10 Im Revisionsfall ist unstrittig, dass bereits für die erste Verhandlung am 21. Oktober 2021 die vorgeschriebene Frist von zwei Wochen für die Ladung zur Verhandlung nicht eingehalten wurde. Demnach war auch für die zweite Verhandlung am 14. Dezember 2021 eine kürzere Vorbereitungszeit nicht zulässig, zumal der Revisionswerber auf die Ausschöpfung der zweiwöchigen Vorbereitungszeit auch nicht verzichtet hat (vgl. neuerlich VwGH Ra 2017/02/0169, ebenfalls betreffend zwei Verhandlungen, zu denen der Beschwerdeführer jeweils nicht erschienen ist).

11 Die Durchführung der gegenständlichen Verhandlungen am 21. Oktober 2021 bzw. am 14. Dezember 2021 erweist sich sohin wegen Nichteinhaltung der zweiwöchigen Frist des § 44 Abs. 6 VwGVG als rechtswidrig.
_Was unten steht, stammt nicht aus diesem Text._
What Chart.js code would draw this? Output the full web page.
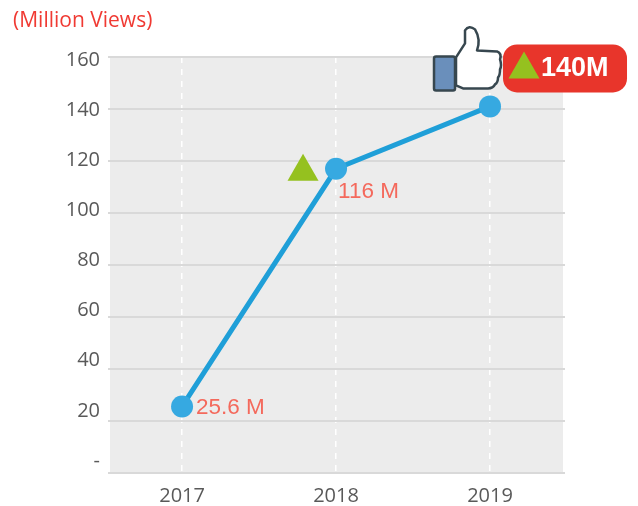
<!DOCTYPE html>
<html>
<head>
<meta charset="utf-8">
<script src="https://cdn.jsdelivr.net/npm/chart.js@4/dist/chart.umd.min.js"></script>
<style>html,body{margin:0;padding:0;background:#fff}canvas{display:block}</style>
</head>
<body>
<canvas id="c" width="638" height="506"></canvas>
<script>
const categories = [2017, 2018, 2019];
const views = [25.6, 117, 141];
const pointLabels = ['25.6 M', '116 M', ''];
const yTicks = [0, 20, 40, 60, 80, 100, 120, 140, 160];
const unitLabel = '(Million Views)';
const badgeLabel = '140M';

function triangle(ctx, cx, top, w, h) {
  ctx.fillStyle = '#95c11f';
  ctx.beginPath();
  ctx.moveTo(cx, top);
  ctx.lineTo(cx + w / 2, top + h);
  ctx.lineTo(cx - w / 2, top + h);
  ctx.closePath();
  ctx.fill();
}

const backdrop = {
  id: 'backdrop',
  beforeDraw(chart) {
    const a = chart.chartArea, ctx = chart.ctx;
    ctx.save();
    ctx.fillStyle = '#ececec';
    ctx.fillRect(a.left, a.top, a.right - a.left - 2, a.bottom - a.top);
    ctx.restore();
  }
};

const annotations = {
  id: 'annotations',
  afterDatasetsDraw(chart) {
    const ctx = chart.ctx, pts = chart.getDatasetMeta(0).data;
    ctx.save();
    // text
    ctx.font = '22.5px "Liberation Sans"';
    ctx.fillStyle = '#f4695c';
    ctx.textBaseline = 'middle';
    ctx.textAlign = 'left';
    ctx.fillText(pointLabels[0], pts[0].x + 14, pts[0].y + 1);
    ctx.fillText(pointLabels[1], pts[1].x + 2, pts[1].y + 23);
    // title
    ctx.font = '21px "Open Sans"';
    ctx.fillStyle = '#f03a33';
    ctx.fillText(unitLabel, 13, 21);
    // green triangle by 2018
    triangle(ctx, pts[1].x - 33, pts[1].y - 15, 31, 27);
    // badge
    const bx = pts[2].x + 13, by = pts[2].y - 62;
    ctx.fillStyle = '#e8352b';
    ctx.beginPath();
    ctx.roundRect(bx, by, 124, 48, 14);
    ctx.fill();
    triangle(ctx, bx + 21, by + 7, 31, 27);
    ctx.font = 'bold 27px "Liberation Sans"';
    ctx.fillStyle = '#ffffff';
    ctx.fillText(badgeLabel, bx + 38, by + 24);
    // thumb
    const ox = pts[2].x, oy = pts[2].y;
    ctx.translate(ox - 490, oy - 107);
    ctx.lineJoin = 'round';
    ctx.strokeStyle = '#37474f';
    ctx.lineWidth = 2.5;
    ctx.fillStyle = '#ffffff';
    ctx.beginPath();
    ctx.moveTo(456, 58);
    ctx.lineTo(465, 44);
    ctx.lineTo(465, 31);
    ctx.quadraticCurveTo(469, 25, 475, 30);
    ctx.quadraticCurveTo(481, 40, 477, 51);
    ctx.lineTo(497, 52);
    ctx.quadraticCurveTo(502, 54, 500, 60);
    ctx.quadraticCurveTo(502, 66, 500, 70);
    ctx.quadraticCurveTo(500, 76, 498, 78);
    ctx.quadraticCurveTo(498, 83, 495, 85);
    ctx.quadraticCurveTo(493, 89, 488, 89);
    ctx.lineTo(463, 89);
    ctx.lineTo(456, 86);
    ctx.closePath();
    ctx.fill();
    ctx.stroke();
    ctx.fillStyle = '#6a8fbb';
    ctx.beginPath();
    ctx.roundRect(434, 57, 21, 34, 2);
    ctx.fill();
    ctx.stroke();
    ctx.restore();
  }
};

new Chart(document.getElementById('c'), {
  type: 'line',
  data: {
    datasets: [{
      data: categories.map((c, i) => ({ x: c, y: views[i] })),
      yAxisID: 'y',
      borderColor: '#1f9fd8',
      borderWidth: 5,
      backgroundColor: '#36a9e1',
      pointBackgroundColor: '#36a9e1',
      pointBorderWidth: 0,
      pointRadius: 11,
      tension: 0,
      clip: false
    }]
  },
  options: {
    responsive: false,
    animation: false,
    layout: { padding: { top: 57, right: 73, left: 0, bottom: 0 } },
    plugins: { legend: { display: false }, tooltip: { enabled: false } },
    scales: {
      x: {
        type: 'linear',
        min: 2016.532,
        max: 2019.487,
        afterFit(s) { s.height = 33; },
        afterBuildTicks(s) { s.ticks = categories.map(v => ({ value: v })); },
        grid: { color: '#ffffff', lineWidth: 1.5, drawTicks: false },
        border: { display: false, dash: [6, 6] },
        ticks: {
          color: '#595959',
          font: { family: 'Open Sans', size: 20 },
          padding: 11,
          maxRotation: 0,
          callback: v => String(v)
        }
      },
      y: {
        min: 0,
        max: 160,
        weight: 0,
        afterFit(s) { s.width = 2; },
        afterBuildTicks(s) { s.ticks = yTicks.map(v => ({ value: v })); },
        grid: { color: '#d9d9d9', lineWidth: 2, tickLength: 2 },
        border: { display: false },
        ticks: { display: false }
      },
      // label axis: the reference's tick labels sit on a slightly tighter pitch than its gridlines
      yLabels: {
        type: 'linear',
        position: 'left',
        min: -4.79,
        max: 161.2,
        weight: 1,
        afterFit(s) { s.width = 108; },
        afterBuildTicks(s) { s.ticks = yTicks.map(v => ({ value: v })); },
        grid: { display: false, drawTicks: false },
        border: { display: false },
        ticks: {
          color: '#595959',
          font: { family: 'Open Sans', size: 20 },
          padding: 8,
          callback: v => (v === 0 ? '-' : String(v))
        }
      }
    }
  },
  plugins: [backdrop, annotations]
});
</script>
</body>
</html>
Dies ist dem Unterbleiben einer Verhandlung gleichzuhalten. Bei einem rechtswidrigen Unterlassen der nach Art. 6 EMRK oder Art. 47 GRC erforderlichen mündlichen Verhandlung ist keine Relevanzprüfung hinsichtlich des Verfahrensmangels vorzunehmen (vgl. erneut VwGH Ra 2022/12/0107, mwN).

12 Das angefochtene Erkenntnis war daher wegen Rechtswidrigkeit infolge Verletzung von Verfahrensvorschriften gemäß § 42 Abs. 2 Z 3 lit. c VwGG aufzuheben.

13 Die Entscheidung über den Aufwandersatz beruht auf den §§ 47 ff VwGG in Verbindung mit der VwGH Aufwandersatzverordnung 2014. Das Mehrbegehren („Erhöhungsbeitrag [ERV]“ im Ausmaß von € 4,10 samt USt) findet im Gesetz keine Deckung und war daher abzuweisen (vgl. VwGH 26.1.2023, Ra 2022/01/0012).